▶ _Task objective_: Extract each line of the records below that contains the word "this".

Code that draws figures
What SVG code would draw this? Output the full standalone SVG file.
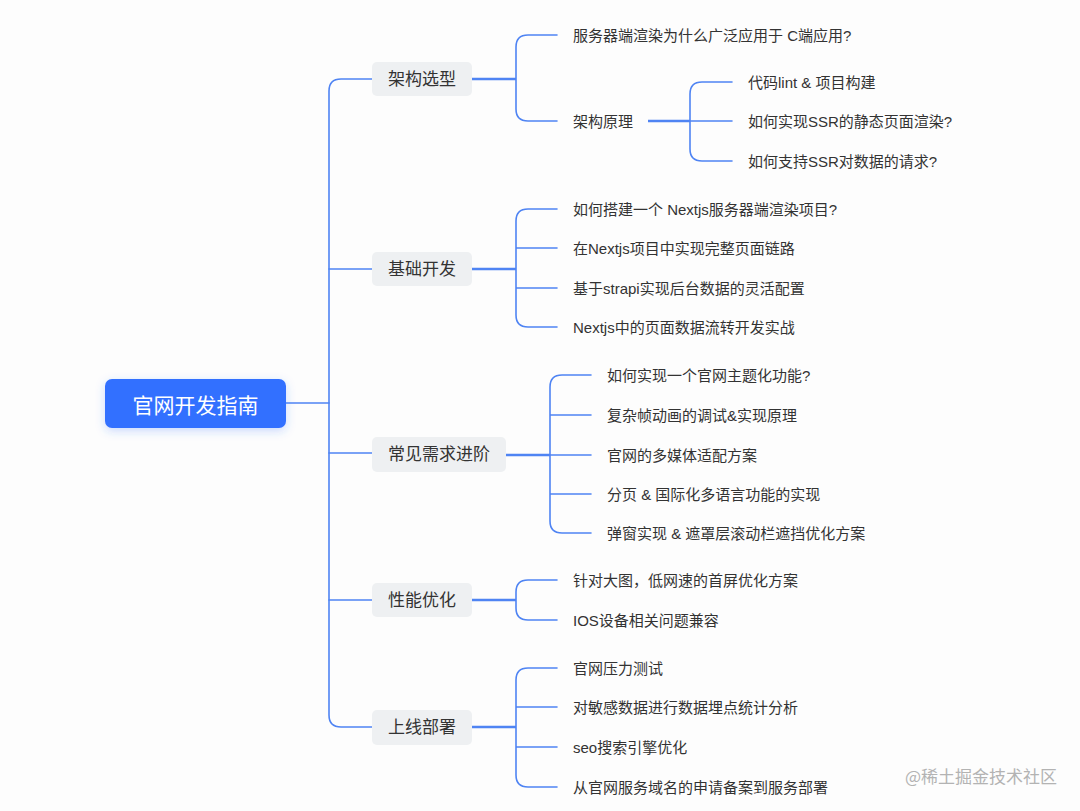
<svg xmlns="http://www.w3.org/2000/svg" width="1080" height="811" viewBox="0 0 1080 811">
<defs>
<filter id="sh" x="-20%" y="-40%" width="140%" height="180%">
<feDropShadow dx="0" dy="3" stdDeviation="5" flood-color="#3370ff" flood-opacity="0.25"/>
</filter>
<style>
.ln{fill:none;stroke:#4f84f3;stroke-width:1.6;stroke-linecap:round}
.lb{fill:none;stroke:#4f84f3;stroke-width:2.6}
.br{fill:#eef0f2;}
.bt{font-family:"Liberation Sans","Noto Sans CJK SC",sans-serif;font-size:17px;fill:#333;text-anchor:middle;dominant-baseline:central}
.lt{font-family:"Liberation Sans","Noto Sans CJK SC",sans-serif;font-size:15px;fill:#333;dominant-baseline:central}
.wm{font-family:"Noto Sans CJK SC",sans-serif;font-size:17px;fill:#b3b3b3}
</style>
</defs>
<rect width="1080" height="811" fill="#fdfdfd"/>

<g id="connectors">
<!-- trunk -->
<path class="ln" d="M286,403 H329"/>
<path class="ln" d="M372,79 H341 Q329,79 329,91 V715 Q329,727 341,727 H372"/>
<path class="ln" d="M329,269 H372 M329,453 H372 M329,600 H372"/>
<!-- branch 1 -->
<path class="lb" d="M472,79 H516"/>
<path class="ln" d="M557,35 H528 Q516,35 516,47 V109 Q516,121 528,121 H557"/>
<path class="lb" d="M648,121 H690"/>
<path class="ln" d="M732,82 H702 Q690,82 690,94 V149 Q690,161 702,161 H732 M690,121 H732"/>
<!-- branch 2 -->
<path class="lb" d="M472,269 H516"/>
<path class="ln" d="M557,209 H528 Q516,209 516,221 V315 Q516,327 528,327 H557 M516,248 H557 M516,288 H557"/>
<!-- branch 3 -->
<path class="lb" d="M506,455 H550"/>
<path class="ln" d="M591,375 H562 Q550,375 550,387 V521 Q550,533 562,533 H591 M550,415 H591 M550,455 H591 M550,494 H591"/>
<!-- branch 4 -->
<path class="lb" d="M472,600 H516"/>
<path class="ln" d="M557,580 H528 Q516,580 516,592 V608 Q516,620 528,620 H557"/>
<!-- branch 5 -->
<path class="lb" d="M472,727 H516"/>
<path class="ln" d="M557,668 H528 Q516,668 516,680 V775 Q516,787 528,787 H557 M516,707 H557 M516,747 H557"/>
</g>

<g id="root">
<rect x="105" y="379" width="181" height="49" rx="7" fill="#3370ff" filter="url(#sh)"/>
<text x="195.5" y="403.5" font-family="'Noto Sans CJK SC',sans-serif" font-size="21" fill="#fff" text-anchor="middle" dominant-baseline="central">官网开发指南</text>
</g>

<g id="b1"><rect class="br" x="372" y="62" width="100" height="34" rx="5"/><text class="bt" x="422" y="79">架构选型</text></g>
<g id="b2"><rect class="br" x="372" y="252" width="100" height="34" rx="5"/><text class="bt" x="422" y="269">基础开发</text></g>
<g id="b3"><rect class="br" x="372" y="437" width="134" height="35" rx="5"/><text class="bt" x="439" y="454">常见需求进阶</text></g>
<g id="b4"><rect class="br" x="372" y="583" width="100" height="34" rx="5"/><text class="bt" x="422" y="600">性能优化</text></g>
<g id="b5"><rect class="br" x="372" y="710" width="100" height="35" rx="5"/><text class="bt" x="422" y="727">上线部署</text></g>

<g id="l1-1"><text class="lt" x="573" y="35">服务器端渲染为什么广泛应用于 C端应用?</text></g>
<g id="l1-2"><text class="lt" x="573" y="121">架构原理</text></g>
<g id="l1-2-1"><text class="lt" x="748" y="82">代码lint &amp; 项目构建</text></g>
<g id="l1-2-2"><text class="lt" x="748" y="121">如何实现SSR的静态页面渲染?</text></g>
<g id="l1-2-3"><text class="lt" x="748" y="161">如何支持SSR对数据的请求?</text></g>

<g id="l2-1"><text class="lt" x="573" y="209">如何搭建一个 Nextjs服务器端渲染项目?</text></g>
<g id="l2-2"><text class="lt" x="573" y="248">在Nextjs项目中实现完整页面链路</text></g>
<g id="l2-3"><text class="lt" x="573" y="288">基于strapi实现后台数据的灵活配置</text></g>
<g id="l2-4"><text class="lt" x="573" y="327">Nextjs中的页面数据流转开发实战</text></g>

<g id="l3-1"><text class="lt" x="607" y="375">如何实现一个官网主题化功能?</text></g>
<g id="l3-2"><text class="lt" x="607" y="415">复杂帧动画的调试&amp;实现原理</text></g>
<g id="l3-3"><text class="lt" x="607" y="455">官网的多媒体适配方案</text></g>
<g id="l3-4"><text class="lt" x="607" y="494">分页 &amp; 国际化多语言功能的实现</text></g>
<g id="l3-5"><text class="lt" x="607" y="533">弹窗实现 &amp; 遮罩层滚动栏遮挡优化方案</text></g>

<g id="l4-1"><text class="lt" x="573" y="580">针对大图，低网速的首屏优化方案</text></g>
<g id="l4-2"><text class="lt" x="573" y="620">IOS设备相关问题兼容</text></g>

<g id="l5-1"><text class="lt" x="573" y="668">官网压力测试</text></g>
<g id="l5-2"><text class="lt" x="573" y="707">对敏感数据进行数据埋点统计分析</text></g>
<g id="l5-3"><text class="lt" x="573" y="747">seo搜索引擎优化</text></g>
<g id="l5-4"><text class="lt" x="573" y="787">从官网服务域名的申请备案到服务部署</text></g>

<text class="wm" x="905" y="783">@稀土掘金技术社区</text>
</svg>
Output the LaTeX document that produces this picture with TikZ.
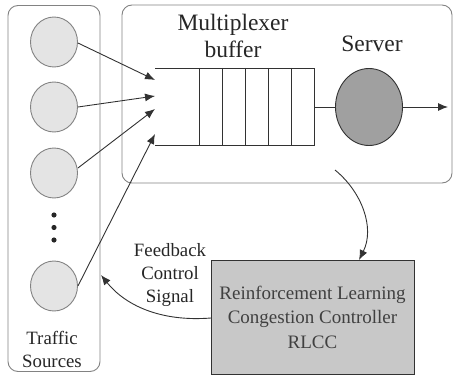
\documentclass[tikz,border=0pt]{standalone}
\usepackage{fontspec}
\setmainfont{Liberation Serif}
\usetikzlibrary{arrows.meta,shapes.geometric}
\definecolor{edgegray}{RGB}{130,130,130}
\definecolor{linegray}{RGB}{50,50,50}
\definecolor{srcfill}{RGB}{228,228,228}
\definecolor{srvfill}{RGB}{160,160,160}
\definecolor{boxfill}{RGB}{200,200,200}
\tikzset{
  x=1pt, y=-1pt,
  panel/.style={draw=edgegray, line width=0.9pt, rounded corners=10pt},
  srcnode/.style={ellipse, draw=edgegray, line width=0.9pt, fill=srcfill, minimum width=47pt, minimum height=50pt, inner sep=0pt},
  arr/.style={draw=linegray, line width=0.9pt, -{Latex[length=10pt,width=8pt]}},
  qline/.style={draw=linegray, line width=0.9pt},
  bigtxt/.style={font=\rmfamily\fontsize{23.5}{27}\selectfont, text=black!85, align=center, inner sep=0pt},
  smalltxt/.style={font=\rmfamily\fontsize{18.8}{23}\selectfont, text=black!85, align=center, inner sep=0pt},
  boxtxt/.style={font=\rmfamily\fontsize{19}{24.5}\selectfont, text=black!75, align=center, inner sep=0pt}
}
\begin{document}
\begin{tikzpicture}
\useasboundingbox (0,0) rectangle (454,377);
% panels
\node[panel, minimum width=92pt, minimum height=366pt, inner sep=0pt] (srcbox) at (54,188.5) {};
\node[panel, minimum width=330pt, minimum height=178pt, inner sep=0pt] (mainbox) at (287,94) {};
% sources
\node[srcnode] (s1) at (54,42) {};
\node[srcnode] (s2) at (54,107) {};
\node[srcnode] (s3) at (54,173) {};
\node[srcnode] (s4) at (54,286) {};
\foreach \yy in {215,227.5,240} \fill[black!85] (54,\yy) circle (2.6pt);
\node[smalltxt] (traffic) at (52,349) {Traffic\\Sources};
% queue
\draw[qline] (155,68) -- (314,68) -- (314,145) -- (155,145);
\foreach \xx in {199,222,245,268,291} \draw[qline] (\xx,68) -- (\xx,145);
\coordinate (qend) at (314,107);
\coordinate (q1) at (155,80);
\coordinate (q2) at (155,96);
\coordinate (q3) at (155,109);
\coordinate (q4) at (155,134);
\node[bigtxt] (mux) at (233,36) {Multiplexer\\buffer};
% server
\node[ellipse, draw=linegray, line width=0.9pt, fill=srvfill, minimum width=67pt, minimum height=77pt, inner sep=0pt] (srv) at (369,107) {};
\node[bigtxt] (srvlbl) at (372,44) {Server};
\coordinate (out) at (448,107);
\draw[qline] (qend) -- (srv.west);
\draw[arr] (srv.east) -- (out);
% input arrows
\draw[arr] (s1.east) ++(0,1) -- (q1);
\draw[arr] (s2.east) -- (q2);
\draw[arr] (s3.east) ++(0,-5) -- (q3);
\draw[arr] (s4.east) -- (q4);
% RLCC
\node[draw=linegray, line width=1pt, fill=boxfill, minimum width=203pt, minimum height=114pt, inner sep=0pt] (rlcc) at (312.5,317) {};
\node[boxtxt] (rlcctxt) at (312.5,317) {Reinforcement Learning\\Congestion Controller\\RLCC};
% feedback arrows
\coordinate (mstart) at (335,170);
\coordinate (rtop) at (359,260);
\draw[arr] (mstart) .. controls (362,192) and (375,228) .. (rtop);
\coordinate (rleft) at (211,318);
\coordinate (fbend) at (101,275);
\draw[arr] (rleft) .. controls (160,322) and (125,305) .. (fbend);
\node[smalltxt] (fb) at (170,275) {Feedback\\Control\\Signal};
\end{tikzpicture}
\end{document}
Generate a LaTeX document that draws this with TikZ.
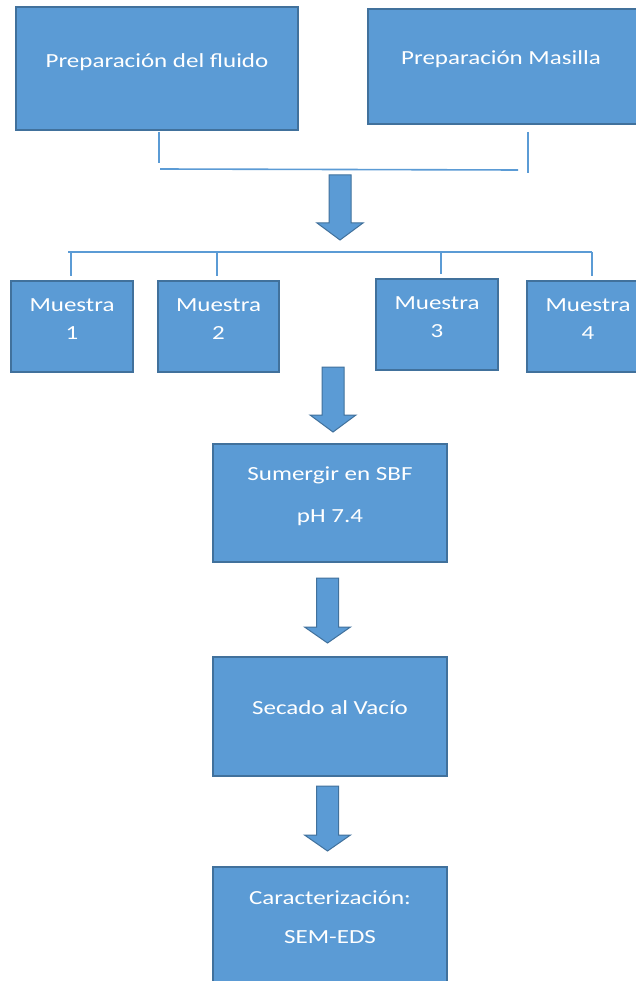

▶ _Expected answer_:
What SVG code would draw this? Output the full standalone SVG file.
Output the LaTeX document that produces this picture with TikZ.
Generate a LaTeX document that draws this with TikZ.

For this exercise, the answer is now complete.